Rebif is a popular disease modifying drug used to treat remitting – relapsing multiple sclerosis. It is injected sub-cutaneously (into the fat layer just beneath the skin) three times a week.
I had mixed feelings when I started on Rebif. On the one hand, I was not at all enthusiastic about giving myself shots. On the other hand, I felt like I was finally doing something to treat my condition.
For people who may be considering Rebif treatment, I thought that I would share what exactly is involved with taking the medication.
First of all, It’s really not that bad. Really. It only takes a few minutes, three times a week and you quickly get used to it. When you first start, MS Lifelines, aka the pharmaceutical company, sends out a nurse to your home to coach you on how to do the injections. You will rotate injection sites between your abdomen, thigh, upper arm and lower back/buttocks. Within each of these you will also rotate between six spots on both the left and right sides each for a total of 48 injection spots. At three times a week, you will go four months before repeating specific locations.
The first two weeks you will do a dose that is approximately a fifth of the full dose. The following two weeks you will move up to half doses before taking on the full doses starting in the fifth week. It’s helpful to pull out the pre-filled syringe out of the refrigerator several hours in advance to allow it to warm up to room temperature. Supposedly this reduces injection site reactions. I haven’t had any so it probably does help. The syringes can be kept at room temperature for up to 30 days. Some people take out a week’s worth at a time. I just always keep the next dose in my sock drawer. When I inject one, I pull another out of the fridge to replace it.
Step one: Wipe the site with an alcohol wipe and let dry.
Step two: I use the Rebiject injection tool. It’s about the size of a large banana and if you fear needles, it’s a must. You never see the needle until after you are all done. Cock the spring loading mechanism in the Rebiject. Insert the pre-filled syringe with the cap still on it into the hole and screw the two pieces of the Rebiject together. Pull off the plastic tube on the end which removes the syringe cap and you are ready to go.

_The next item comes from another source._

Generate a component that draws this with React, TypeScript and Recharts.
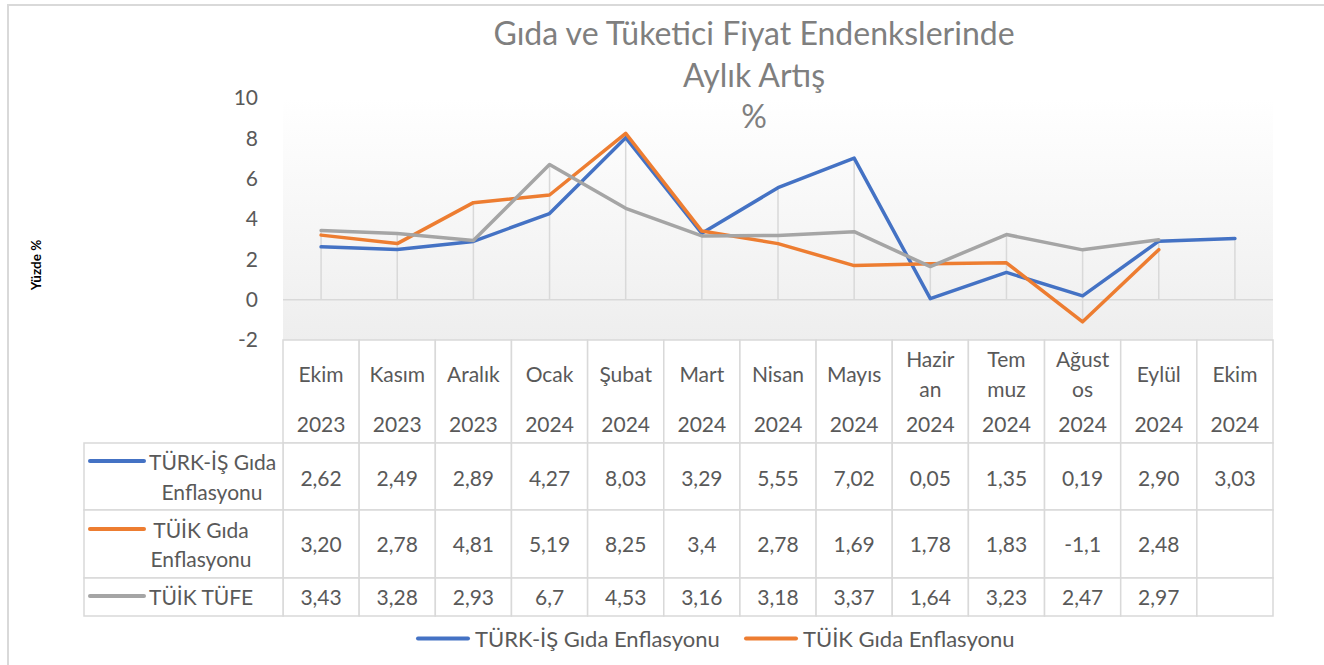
import React from "react";
import { LineChart, Line, XAxis, YAxis, CartesianGrid, ReferenceLine } from "recharts";

// ---------------------------------------------------------------------------
// Data (as written in the source sheet, Turkish decimal comma)
// ---------------------------------------------------------------------------
const months = ["Ekim", "Kasım", "Aralık", "Ocak", "Şubat", "Mart", "Nisan", "Mayıs", "Hazir\nan", "Tem\nmuz", "Ağust\nos", "Eylül", "Ekim"];
const years = ["2023", "2023", "2023", "2024", "2024", "2024", "2024", "2024", "2024", "2024", "2024", "2024", "2024"];
const turkIsGida = ["2,62", "2,49", "2,89", "4,27", "8,03", "3,29", "5,55", "7,02", "0,05", "1,35", "0,19", "2,90", "3,03"];
const tuikGida = ["3,20", "2,78", "4,81", "5,19", "8,25", "3,4", "2,78", "1,69", "1,78", "1,83", "-1,1", "2,48", ""];
const tuikTufe = ["3,43", "3,28", "2,93", "6,7", "4,53", "3,16", "3,18", "3,37", "1,64", "3,23", "2,47", "2,97", ""];
const yTicks = [-2, 0, 2, 4, 6, 8, 10];

const series = [
  { key: "turkIs", name: "TÜRK-İŞ Gıda Enflasyonu", color: "#4472C4", values: turkIsGida, inLegend: true },
  { key: "tuikGida", name: "TÜİK Gıda Enflasyonu", color: "#ED7D31", values: tuikGida, inLegend: true },
  { key: "tuikTufe", name: "TÜİK TÜFE", color: "#A5A5A5", values: tuikTufe, inLegend: false },
];

const toNum = (s: string) => (s === "" ? null : parseFloat(s.replace(",", ".")));

const data = months.map((m, i) => {
  const row: Record<string, any> = { key: `${m.replace("\n", "")} ${years[i]}`, idx: i };
  series.forEach((s) => (row[s.key] = toNum(s.values[i])));
  return row;
});

// drop lines: from highest point of the category down to the axis (or lowest point if negative)
const dropLines = data.map((row) => {
  const vals = series.map((s) => row[s.key]).filter((v) => v !== null) as number[];
  return { key: row.key, top: Math.max(...vals), bottom: Math.min(0, ...vals) };
});

// ---------------------------------------------------------------------------
// Layout / style
// ---------------------------------------------------------------------------
const FONT = "Lato, 'Open Sans', sans-serif";
const TXT = "#595959";
const BORDER = "#d9d9d9";
const COL_W = 990 / 13;
const LEG_W = 199;
const FS = 21;
// table rows relative to the category axis top
const HEAD_H = 103;
const rowEdges = [103, 170, 238, 276];
const valueY = [137, 203, 256];
// left legend column: text lines per series
const legendCells = [
  { lineY: 121, lines: [{ t: "TÜRK-İŞ Gıda", x: 65, y: 121, anchor: "start" }, { t: "Enflasyonu", x: 128, y: 151, anchor: "middle" }] },
  { lineY: 189, lines: [{ t: "TÜİK Gıda", x: 117, y: 189, anchor: "middle" }, { t: "Enflasyonu", x: 117, y: 218, anchor: "middle" }] },
  { lineY: 256, lines: [{ t: "TÜİK TÜFE", x: 65, y: 256, anchor: "start" }] },
];

function TableColumn(props: any) {
  const { x, y, index } = props;
  const i = index ?? props.payload?.index ?? 0;
  const left = x - COL_W / 2;
  const monthLines = months[i].split("\n");
  return (
    <g fontFamily={FONT} fontSize={FS} fill={TXT}>
      <rect x={left} y={y} width={COL_W} height={HEAD_H} fill="#fff" stroke={BORDER} strokeWidth={1.5} />
      {rowEdges.slice(0, 3).map((top, r) => (
        <rect key={r} x={left} y={y + top} width={COL_W} height={rowEdges[r + 1] - top} fill="#fff" stroke={BORDER} strokeWidth={1.5} />
      ))}
      {monthLines.length === 1 ? (
        <text x={x} y={y + 33} textAnchor="middle" dominantBaseline="central">{monthLines[0]}</text>
      ) : (
        monthLines.map((t, k) => (
          <text key={k} x={x} y={y + 18 + k * 30} textAnchor="middle" dominantBaseline="central">{t}</text>
        ))
      )}
      <text x={x} y={y + 83} textAnchor="middle" dominantBaseline="central">{years[i]}</text>
      {series.map((s, r) => (
        <text key={s.key} x={x} y={y + valueY[r]} textAnchor="middle" dominantBaseline="central">{s.values[i]}</text>
      ))}
      {i === 0 && (
        <g>
          {rowEdges.slice(0, 3).map((top, r) => (
            <rect key={r} x={left - LEG_W} y={y + top} width={LEG_W} height={rowEdges[r + 1] - top} fill="#fff" stroke={BORDER} strokeWidth={1.5} />
          ))}
          {legendCells.map((c, r) => (
            <g key={r}>
              <line x1={left - LEG_W + 6} x2={left - LEG_W + 60} y1={y + c.lineY} y2={y + c.lineY} stroke={series[r].color} strokeWidth={4} strokeLinecap="round" />
              {c.lines.map((l, k) => (
                <text key={k} x={left - LEG_W + l.x} y={y + l.y} textAnchor={l.anchor as any} dominantBaseline="central">{l.t}</text>
              ))}
            </g>
          ))}
        </g>
      )}
    </g>
  );
}

export default function App() {
  return (
    <div style={{ position: "absolute", left: 0, top: 0, width: 1324, height: 665, overflow: "hidden", background: "#fff", fontFamily: FONT }}>
      <div style={{ position: "absolute", left: 7, top: 4, width: 1400, height: 800, border: `2px solid ${BORDER}`, boxSizing: "border-box" }} />

      <div style={{ position: "absolute", left: 0, top: 0 }}>
        <LineChart width={1324} height={665} data={data} margin={{ top: 98, right: 51, left: 0, bottom: 49 }}>
          <defs>
            <linearGradient id="plotBg" x1="0" y1="0" x2="0" y2="1">
              <stop offset="0%" stopColor="#ffffff" />
              <stop offset="100%" stopColor="#eeeeee" />
            </linearGradient>
          </defs>
          <CartesianGrid horizontal={false} vertical={false} fill="url(#plotBg)" fillOpacity={1} />
          <XAxis
            dataKey="key"
            interval={0}
            height={276}
            padding={{ left: COL_W / 2, right: COL_W / 2 }}
            tickLine={false}
            axisLine={false}
            tickSize={0}
            tickMargin={0}
            tick={(p: any) => <TableColumn {...p} />}
          />
          <YAxis
            width={283}
            domain={[-2, 10]}
            ticks={yTicks}
            interval={0}
            tickLine={false}
            axisLine={false}
            tickSize={0}
            tickMargin={25}
            tick={{ fill: TXT, fontSize: FS, fontFamily: FONT }}
          />
          <ReferenceLine y={0} stroke={BORDER} strokeWidth={1.5} />
          {dropLines.map((d) => (
            <ReferenceLine
              key={d.key}
              segment={[{ x: d.key, y: d.top }, { x: d.key, y: d.bottom }]}
              stroke={BORDER}
              strokeWidth={1.5}
            />
          ))}
          {series.map((s) => (
            <Line
              key={s.key}
              dataKey={s.key}
              name={s.name}
              type="linear"
              stroke={s.color}
              strokeWidth={3.5}
              strokeLinejoin="round"
              strokeLinecap="round"
              dot={false}
              activeDot={false}
              connectNulls={false}
              isAnimationActive={false}
            />
          ))}
        </LineChart>
      </div>

      {/* title */}
      <div style={{ position: "absolute", left: 354, top: 12, width: 800, textAlign: "center", color: "#7f7f7f", fontSize: 32, lineHeight: "41.5px", pointerEvents: "none" }}>
        Gıda ve Tüketici Fiyat Endenkslerinde<br />Aylık Artış<br />%
      </div>

      {/* axis title */}
      <div style={{ position: "absolute", left: 36, top: 265, transform: "translate(-50%, -50%) rotate(-90deg)", fontSize: 13.5, fontWeight: 700, color: "#000", whiteSpace: "nowrap" }}>
        Yüzde %
      </div>

      {/* legend */}
      {series.filter((s) => s.inLegend).map((s, k) => (
        <div key={s.key} style={{ position: "absolute", left: k === 0 ? 416 : 744, top: 638, transform: "translateY(-50%)", display: "flex", alignItems: "center", fontSize: 22, color: TXT, whiteSpace: "nowrap" }}>
          <span style={{ display: "inline-block", width: 54, height: 4, borderRadius: 2, background: s.color, marginRight: 5 }} />
          {s.name}
        </div>
      ))}
    </div>
  );
}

Step three: Press the end of the tool against the chosen injection site and push the button. The tool sticks the syringe into you and squeezes out the dose without you ever seeing it. Wait a few seconds and pull away the Rebiject.
Step four: Massage the injection site for two minutes to help distribute the medication. I put a sterile gauze pad over it and rub gently, but you could use your hand if it is clean.
Step five: Unscrew the Rebiject and dispose of the needle in your sharps container. They give you two containers with a prepaid addressed box to send a full one back. When you do, they send you a replacement.
When you first start, a common side effect is flu like symptoms. They recommend that you take advil before your dose and shoot up at night. That way if you do suffer the flu symptoms, you will likely sleep through it.